The Central Bank of Iran says the point-to-point inflation in the second month of the year (April 21-May 20) rose by 59.7 compared to the same period last year.
The Ecoiran website quoted a Central Bank source last month who claimed inflation in the first Iranian month of the year (March 21-April 20) rose by 68.7%. Just in that one-month prices jumped 5.2 percent, with the previous month witnessing another substantial hike of 6.6 percent.
However, Mohammadreza Farzin, the Head of the Central Bank promised on Monday that inflation will have a noticeable decrease next month.
One year ago, the rial was trading at around 300,000 to the dollar, while in early May it dropped to as low as 550,000 but currently it stands at 490,000.
The rial’s catastrophic drop tells the story of inflation in Iran. The country must import a large part of its food, animal feed, medicines, raw materials, and finished goods it needs. As the local currency loses value, imports become more expensive and higher prices have to be passed on to consumers.

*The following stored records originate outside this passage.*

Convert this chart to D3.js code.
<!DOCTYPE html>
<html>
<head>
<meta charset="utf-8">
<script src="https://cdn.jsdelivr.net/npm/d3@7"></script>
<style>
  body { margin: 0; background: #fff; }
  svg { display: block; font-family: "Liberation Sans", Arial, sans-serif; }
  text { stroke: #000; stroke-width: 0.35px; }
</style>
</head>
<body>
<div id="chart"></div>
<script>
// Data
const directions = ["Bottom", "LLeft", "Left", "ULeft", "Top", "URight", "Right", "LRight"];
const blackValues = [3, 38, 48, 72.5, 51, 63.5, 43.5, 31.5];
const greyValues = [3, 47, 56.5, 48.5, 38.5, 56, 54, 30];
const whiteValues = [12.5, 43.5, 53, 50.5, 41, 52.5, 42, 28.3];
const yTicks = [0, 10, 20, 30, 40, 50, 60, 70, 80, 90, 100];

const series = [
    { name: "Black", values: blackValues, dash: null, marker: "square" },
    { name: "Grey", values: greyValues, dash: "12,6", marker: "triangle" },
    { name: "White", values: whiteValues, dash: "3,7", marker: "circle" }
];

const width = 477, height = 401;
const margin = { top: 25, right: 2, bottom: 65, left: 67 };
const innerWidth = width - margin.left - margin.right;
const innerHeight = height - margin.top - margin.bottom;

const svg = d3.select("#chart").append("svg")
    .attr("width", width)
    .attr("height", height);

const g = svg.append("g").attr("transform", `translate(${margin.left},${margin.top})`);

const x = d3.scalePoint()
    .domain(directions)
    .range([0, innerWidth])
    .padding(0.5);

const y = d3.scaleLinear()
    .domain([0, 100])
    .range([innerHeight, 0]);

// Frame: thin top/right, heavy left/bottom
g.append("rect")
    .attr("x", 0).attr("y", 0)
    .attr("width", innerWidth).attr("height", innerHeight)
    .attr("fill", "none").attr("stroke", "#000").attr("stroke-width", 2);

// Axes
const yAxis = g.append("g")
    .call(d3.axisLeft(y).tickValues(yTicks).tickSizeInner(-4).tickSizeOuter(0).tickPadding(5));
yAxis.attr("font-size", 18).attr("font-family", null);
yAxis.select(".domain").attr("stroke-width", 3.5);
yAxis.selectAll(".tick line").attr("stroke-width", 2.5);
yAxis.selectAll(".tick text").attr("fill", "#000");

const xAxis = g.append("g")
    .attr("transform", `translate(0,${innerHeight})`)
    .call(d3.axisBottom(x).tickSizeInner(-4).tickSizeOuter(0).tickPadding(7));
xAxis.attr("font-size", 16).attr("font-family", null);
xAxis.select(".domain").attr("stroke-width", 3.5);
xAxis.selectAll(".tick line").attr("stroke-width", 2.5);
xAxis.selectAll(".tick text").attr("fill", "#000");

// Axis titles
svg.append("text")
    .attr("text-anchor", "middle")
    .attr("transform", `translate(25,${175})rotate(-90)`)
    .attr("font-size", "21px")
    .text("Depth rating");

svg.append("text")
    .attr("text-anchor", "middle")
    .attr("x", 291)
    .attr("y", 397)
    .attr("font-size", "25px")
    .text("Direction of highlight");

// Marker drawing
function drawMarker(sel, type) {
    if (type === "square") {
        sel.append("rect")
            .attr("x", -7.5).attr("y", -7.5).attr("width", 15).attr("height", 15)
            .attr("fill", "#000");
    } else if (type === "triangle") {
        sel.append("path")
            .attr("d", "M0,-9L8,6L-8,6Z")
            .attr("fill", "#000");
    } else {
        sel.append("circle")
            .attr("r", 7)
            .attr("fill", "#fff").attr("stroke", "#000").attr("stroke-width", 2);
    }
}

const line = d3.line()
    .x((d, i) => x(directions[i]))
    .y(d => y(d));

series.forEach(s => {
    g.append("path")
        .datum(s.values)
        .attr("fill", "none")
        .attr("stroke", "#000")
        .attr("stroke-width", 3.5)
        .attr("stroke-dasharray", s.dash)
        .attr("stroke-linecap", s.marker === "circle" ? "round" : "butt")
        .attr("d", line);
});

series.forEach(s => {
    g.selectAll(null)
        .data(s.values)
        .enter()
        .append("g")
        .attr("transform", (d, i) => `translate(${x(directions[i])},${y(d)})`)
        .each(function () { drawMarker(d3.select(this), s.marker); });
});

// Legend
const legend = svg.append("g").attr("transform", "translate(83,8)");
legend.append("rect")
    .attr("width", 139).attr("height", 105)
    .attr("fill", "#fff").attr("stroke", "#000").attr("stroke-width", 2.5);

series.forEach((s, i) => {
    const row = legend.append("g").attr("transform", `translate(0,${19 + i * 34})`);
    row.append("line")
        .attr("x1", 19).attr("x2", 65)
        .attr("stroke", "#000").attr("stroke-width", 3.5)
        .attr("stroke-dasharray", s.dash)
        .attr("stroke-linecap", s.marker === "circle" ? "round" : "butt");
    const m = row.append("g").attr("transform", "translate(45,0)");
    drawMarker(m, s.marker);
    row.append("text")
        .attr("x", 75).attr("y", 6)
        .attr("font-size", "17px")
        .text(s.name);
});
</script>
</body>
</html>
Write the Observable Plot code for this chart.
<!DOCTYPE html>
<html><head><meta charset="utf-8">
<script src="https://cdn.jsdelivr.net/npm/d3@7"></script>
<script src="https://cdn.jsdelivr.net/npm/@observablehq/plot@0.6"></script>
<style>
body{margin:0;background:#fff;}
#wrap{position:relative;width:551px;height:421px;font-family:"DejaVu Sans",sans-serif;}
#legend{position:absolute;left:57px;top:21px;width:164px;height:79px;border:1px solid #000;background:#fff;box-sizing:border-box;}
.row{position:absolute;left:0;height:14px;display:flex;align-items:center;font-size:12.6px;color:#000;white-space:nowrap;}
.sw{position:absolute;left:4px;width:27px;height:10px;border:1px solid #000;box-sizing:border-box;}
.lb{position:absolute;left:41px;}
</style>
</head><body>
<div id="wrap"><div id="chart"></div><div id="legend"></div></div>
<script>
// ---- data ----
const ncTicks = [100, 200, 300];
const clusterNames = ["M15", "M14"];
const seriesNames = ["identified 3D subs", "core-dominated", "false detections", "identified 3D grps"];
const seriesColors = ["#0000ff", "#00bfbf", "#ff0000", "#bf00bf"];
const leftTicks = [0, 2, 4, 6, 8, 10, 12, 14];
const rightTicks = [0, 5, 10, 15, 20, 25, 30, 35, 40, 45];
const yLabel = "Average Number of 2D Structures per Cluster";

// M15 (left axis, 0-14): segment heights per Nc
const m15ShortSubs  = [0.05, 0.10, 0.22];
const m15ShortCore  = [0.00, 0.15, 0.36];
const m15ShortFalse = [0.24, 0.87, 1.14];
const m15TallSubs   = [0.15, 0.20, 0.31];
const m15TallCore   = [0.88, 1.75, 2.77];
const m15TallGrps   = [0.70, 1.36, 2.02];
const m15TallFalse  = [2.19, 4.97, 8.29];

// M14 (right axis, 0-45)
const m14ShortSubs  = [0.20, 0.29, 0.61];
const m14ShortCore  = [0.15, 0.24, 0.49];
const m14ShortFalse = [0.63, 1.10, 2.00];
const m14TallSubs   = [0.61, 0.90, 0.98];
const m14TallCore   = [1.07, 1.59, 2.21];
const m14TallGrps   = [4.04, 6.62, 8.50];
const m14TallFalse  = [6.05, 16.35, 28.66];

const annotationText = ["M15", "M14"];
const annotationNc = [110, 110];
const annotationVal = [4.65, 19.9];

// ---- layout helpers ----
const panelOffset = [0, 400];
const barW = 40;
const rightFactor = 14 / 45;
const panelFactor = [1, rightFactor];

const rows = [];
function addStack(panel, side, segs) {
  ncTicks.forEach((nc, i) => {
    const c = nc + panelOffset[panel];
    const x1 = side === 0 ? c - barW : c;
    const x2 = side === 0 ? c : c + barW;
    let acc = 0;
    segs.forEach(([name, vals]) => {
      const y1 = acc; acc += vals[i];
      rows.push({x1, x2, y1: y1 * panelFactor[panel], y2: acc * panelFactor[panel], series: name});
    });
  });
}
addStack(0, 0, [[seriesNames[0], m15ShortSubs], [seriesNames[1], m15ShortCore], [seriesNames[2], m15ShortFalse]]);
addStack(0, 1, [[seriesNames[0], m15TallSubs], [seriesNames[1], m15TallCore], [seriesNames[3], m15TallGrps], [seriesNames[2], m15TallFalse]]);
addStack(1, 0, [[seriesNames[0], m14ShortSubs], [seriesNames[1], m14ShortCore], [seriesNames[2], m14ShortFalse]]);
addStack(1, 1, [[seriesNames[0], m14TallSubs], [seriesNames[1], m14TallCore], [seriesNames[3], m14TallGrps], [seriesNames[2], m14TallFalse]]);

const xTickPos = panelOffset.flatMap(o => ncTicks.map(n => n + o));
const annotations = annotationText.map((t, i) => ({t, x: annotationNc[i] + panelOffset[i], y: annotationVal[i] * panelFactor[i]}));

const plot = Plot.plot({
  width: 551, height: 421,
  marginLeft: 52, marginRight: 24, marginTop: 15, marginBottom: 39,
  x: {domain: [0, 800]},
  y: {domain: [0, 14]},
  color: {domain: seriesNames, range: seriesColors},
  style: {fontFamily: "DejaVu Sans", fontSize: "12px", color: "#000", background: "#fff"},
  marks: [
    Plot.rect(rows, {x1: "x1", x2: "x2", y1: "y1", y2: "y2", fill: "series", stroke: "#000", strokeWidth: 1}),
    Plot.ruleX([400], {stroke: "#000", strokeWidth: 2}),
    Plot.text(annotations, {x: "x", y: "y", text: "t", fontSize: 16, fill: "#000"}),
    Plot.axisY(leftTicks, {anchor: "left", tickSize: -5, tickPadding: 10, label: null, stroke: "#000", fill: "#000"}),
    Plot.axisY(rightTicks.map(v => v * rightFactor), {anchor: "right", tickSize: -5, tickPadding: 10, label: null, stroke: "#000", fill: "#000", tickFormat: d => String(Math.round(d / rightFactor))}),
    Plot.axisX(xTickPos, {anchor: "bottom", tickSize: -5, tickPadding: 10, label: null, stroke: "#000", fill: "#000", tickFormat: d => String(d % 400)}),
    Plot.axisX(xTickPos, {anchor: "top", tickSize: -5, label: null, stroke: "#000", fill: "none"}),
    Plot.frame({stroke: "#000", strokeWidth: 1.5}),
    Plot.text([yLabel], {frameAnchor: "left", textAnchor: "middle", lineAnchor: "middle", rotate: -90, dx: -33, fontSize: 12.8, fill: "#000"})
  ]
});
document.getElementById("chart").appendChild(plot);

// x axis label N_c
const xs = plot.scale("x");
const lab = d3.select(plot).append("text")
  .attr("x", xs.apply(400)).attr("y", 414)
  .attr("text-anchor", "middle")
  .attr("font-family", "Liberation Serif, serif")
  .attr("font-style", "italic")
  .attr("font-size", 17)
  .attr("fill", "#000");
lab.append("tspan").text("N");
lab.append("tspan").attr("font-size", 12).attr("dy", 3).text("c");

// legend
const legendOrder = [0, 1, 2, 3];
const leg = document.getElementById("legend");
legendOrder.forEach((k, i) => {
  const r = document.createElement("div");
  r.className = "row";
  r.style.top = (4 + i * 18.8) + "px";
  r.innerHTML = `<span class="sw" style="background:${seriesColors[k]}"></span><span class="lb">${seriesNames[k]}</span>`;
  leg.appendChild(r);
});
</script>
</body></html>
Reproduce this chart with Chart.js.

Although large-scale anti-regime protests in the fall of 2022 were driven by social and political oppression, the current economic crisis is also making hopeless young people restive. Also, labor unrest began to rise in 2023, as workers’ real incomes declined in value.
Price inflation is highest in the food sector, which even last year was estimated to have been between 70-100 percent. Recent reports have spoken of lower-income families cutting down on nutritious food and being unable to afford many types of fruits and vegetables.